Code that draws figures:
-- begin --
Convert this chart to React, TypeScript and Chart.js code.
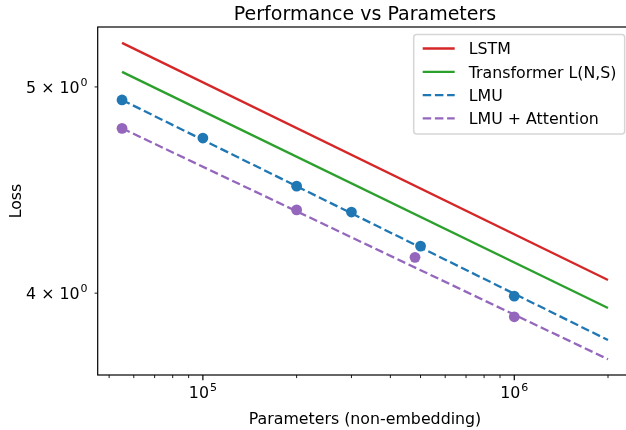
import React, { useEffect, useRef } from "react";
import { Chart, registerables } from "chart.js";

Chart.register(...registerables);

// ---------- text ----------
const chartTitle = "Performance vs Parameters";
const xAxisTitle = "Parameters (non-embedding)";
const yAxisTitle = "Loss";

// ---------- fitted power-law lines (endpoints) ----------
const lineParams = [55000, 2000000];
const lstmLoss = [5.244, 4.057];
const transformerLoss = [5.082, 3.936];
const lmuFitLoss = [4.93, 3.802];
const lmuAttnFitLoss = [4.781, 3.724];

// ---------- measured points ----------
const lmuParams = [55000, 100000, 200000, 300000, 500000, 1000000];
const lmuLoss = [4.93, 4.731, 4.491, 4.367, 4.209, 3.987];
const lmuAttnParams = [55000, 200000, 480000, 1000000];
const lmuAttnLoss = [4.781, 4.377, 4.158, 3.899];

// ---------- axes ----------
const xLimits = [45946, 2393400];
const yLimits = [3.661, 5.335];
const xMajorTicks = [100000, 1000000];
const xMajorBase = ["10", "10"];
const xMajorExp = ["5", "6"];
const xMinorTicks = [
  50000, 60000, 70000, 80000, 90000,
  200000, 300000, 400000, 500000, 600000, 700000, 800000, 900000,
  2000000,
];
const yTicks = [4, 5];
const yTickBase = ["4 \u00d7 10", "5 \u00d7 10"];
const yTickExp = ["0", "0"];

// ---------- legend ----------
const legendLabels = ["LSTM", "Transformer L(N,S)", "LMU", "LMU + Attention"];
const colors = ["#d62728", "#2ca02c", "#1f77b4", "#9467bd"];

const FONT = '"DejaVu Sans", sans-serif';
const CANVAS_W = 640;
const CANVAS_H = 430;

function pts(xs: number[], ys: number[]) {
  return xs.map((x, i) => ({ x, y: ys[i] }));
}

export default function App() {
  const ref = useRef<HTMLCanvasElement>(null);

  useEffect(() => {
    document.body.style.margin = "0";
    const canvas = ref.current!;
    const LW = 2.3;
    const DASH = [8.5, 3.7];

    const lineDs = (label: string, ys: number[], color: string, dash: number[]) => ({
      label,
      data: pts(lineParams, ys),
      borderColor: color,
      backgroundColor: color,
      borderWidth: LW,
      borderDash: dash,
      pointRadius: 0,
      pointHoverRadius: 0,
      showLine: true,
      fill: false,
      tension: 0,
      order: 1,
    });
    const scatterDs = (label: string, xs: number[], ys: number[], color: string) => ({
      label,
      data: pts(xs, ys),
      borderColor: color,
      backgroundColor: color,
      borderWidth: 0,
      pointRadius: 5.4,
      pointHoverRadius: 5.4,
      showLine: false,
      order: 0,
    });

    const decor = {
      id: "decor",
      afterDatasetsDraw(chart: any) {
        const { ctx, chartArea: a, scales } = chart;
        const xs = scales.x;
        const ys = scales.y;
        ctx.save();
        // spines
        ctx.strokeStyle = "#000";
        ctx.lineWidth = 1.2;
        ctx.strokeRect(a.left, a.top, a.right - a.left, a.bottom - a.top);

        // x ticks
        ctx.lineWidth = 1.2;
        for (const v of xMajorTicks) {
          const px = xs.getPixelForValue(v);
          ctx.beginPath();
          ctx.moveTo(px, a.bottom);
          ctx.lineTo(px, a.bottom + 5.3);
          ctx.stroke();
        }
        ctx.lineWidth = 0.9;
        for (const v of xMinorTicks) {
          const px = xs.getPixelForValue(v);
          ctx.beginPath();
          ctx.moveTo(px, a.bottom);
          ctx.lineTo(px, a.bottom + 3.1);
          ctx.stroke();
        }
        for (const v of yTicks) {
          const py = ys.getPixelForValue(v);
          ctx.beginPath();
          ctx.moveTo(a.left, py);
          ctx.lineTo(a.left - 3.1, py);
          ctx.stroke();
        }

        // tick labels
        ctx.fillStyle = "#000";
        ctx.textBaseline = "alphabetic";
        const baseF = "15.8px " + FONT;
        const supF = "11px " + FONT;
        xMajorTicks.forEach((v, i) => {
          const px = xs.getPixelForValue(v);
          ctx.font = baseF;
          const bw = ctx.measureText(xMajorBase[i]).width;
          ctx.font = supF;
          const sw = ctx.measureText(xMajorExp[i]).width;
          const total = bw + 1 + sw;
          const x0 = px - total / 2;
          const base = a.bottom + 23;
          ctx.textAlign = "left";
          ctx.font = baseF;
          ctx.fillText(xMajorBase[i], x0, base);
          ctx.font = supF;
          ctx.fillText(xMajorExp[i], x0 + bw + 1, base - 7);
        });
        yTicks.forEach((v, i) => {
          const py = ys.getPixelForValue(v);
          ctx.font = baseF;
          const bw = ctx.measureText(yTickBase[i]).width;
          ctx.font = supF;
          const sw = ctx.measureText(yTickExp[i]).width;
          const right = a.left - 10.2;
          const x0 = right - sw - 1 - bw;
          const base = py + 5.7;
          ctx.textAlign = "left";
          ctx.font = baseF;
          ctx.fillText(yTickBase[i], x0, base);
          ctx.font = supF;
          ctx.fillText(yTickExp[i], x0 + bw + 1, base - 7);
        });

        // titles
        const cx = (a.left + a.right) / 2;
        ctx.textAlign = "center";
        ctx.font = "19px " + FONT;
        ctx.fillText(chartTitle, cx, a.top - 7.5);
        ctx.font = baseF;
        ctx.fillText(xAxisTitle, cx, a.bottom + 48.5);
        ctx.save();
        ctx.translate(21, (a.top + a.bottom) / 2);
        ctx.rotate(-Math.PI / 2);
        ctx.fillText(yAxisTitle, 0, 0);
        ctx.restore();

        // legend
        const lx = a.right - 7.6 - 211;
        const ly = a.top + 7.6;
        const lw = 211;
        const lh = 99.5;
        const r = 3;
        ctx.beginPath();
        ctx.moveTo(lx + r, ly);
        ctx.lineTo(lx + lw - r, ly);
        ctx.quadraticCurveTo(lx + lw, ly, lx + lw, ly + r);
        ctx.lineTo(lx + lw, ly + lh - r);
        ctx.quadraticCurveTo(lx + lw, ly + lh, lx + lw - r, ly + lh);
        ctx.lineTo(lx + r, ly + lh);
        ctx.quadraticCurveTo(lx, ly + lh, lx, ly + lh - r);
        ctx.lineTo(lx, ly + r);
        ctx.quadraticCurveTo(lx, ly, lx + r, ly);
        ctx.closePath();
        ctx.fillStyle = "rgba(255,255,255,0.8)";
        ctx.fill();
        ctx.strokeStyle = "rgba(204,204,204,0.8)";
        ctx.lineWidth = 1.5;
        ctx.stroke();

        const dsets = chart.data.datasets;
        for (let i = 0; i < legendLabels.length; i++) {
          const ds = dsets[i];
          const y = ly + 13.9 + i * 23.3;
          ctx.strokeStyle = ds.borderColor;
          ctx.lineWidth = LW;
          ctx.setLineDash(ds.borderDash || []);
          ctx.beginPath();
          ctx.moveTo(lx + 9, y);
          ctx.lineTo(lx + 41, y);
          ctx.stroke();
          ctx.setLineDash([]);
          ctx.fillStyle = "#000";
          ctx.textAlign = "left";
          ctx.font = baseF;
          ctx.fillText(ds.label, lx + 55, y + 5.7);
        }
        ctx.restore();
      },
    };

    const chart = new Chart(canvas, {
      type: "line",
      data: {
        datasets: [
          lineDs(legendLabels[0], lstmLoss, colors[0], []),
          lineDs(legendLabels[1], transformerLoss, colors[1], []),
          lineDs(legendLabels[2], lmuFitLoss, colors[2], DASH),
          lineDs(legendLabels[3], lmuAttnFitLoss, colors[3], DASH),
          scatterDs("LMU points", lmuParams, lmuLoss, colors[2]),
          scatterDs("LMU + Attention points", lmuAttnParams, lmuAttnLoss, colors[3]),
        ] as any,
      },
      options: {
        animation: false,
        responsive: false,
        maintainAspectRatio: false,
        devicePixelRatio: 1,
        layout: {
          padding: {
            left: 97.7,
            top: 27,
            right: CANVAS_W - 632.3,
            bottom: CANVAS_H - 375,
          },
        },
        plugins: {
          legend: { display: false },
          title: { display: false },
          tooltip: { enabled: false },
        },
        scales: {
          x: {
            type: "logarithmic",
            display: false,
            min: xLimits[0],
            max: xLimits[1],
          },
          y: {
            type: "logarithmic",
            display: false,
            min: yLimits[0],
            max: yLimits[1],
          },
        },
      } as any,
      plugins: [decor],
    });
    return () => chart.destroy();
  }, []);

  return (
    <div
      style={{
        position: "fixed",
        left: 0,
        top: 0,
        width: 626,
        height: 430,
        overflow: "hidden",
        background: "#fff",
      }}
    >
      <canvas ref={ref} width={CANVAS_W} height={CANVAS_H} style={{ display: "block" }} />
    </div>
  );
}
-- end --
-- begin --
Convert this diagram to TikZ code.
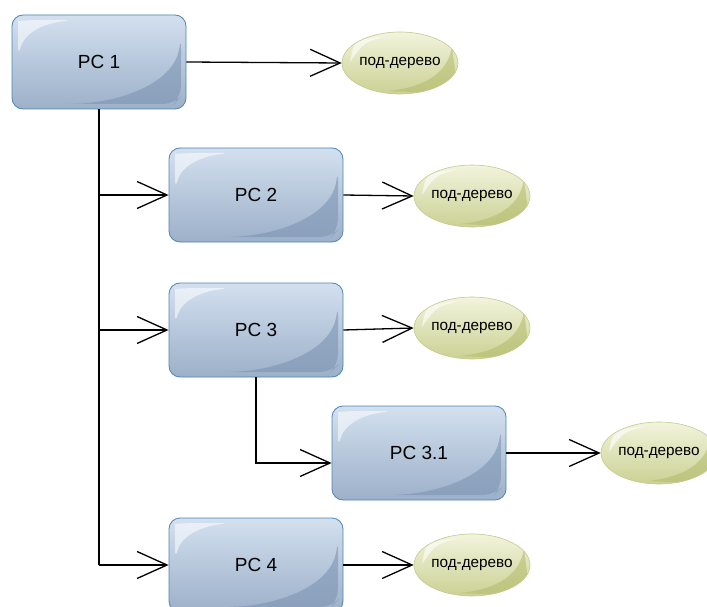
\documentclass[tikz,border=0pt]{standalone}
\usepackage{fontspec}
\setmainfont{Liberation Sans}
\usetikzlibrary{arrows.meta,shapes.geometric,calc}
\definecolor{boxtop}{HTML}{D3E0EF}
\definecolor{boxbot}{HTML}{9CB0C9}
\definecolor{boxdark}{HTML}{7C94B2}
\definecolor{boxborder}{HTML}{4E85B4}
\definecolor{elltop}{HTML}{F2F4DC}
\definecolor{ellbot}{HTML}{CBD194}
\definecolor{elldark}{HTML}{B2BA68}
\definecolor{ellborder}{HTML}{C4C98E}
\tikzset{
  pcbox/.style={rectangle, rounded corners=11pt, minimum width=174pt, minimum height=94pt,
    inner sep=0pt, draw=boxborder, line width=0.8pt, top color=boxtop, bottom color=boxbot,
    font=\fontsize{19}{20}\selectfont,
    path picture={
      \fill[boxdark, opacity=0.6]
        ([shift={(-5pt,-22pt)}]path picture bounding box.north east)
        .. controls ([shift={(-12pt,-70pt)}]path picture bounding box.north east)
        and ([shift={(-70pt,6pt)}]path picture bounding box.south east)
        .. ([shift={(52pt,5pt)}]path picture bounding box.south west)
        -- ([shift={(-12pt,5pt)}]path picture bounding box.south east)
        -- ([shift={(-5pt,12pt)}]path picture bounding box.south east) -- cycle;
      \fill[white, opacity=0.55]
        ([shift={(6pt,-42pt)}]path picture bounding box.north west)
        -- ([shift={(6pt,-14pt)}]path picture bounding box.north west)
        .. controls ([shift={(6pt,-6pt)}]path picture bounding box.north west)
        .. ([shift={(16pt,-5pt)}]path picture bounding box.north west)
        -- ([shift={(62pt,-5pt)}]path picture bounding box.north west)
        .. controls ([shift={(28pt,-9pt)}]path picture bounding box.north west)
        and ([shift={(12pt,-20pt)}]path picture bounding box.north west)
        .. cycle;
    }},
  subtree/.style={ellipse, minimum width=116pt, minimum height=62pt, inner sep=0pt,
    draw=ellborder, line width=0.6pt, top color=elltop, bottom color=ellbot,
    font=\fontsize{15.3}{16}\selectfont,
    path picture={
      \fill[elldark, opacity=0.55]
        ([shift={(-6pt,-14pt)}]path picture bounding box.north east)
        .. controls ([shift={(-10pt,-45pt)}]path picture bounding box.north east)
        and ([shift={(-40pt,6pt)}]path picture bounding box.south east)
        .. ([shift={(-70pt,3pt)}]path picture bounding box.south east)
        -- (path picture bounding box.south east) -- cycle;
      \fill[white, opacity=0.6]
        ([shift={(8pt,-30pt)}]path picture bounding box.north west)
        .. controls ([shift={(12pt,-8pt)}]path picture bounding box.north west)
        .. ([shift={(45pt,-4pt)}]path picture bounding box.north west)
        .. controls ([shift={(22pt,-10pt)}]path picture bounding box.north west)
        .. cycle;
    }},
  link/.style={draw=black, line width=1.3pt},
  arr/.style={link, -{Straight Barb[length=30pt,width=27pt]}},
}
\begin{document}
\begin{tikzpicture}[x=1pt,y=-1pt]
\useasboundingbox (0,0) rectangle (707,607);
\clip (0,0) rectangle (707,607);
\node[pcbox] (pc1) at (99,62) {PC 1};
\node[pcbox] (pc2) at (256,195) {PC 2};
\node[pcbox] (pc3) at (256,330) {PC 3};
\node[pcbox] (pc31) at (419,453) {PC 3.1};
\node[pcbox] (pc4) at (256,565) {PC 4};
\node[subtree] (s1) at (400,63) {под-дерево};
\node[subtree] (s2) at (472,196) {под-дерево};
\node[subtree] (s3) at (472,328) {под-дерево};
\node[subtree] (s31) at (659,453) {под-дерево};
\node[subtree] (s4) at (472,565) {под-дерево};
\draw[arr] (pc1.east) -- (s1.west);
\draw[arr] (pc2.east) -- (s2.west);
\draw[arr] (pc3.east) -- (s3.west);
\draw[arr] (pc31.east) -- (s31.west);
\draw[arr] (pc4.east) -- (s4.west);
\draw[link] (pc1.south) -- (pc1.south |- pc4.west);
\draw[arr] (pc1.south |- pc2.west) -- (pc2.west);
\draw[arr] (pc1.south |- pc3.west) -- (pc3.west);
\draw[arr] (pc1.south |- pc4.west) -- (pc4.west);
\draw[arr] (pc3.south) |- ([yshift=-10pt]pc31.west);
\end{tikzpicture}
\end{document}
-- end --
What you will do: Set down, word for word, the lines from the one holding "Convert this chart" through the one holding "const ref = useRef<HTMLCanvasElement>(null);". Skip the pictures.

Reply to the exercise:
Convert this chart to React, TypeScript and Chart.js code.
import React, { useEffect, useRef } from "react";
import { Chart, registerables } from "chart.js";

Chart.register(...registerables);

// ---------- text ----------
const chartTitle = "Performance vs Parameters";
const xAxisTitle = "Parameters (non-embedding)";
const yAxisTitle = "Loss";

// ---------- fitted power-law lines (endpoints) ----------
const lineParams = [55000, 2000000];
const lstmLoss = [5.244, 4.057];
const transformerLoss = [5.082, 3.936];
const lmuFitLoss = [4.93, 3.802];
const lmuAttnFitLoss = [4.781, 3.724];

// ---------- measured points ----------
const lmuParams = [55000, 100000, 200000, 300000, 500000, 1000000];
const lmuLoss = [4.93, 4.731, 4.491, 4.367, 4.209, 3.987];
const lmuAttnParams = [55000, 200000, 480000, 1000000];
const lmuAttnLoss = [4.781, 4.377, 4.158, 3.899];

// ---------- axes ----------
const xLimits = [45946, 2393400];
const yLimits = [3.661, 5.335];
const xMajorTicks = [100000, 1000000];
const xMajorBase = ["10", "10"];
const xMajorExp = ["5", "6"];
const xMinorTicks = [
  50000, 60000, 70000, 80000, 90000,
  200000, 300000, 400000, 500000, 600000, 700000, 800000, 900000,
  2000000,
];
const yTicks = [4, 5];
const yTickBase = ["4 \u00d7 10", "5 \u00d7 10"];
const yTickExp = ["0", "0"];

// ---------- legend ----------
const legendLabels = ["LSTM", "Transformer L(N,S)", "LMU", "LMU + Attention"];
const colors = ["#d62728", "#2ca02c", "#1f77b4", "#9467bd"];

const FONT = '"DejaVu Sans", sans-serif';
const CANVAS_W = 640;
const CANVAS_H = 430;

function pts(xs: number[], ys: number[]) {
  return xs.map((x, i) => ({ x, y: ys[i] }));
}

export default function App() {
  const ref = useRef<HTMLCanvasElement>(null);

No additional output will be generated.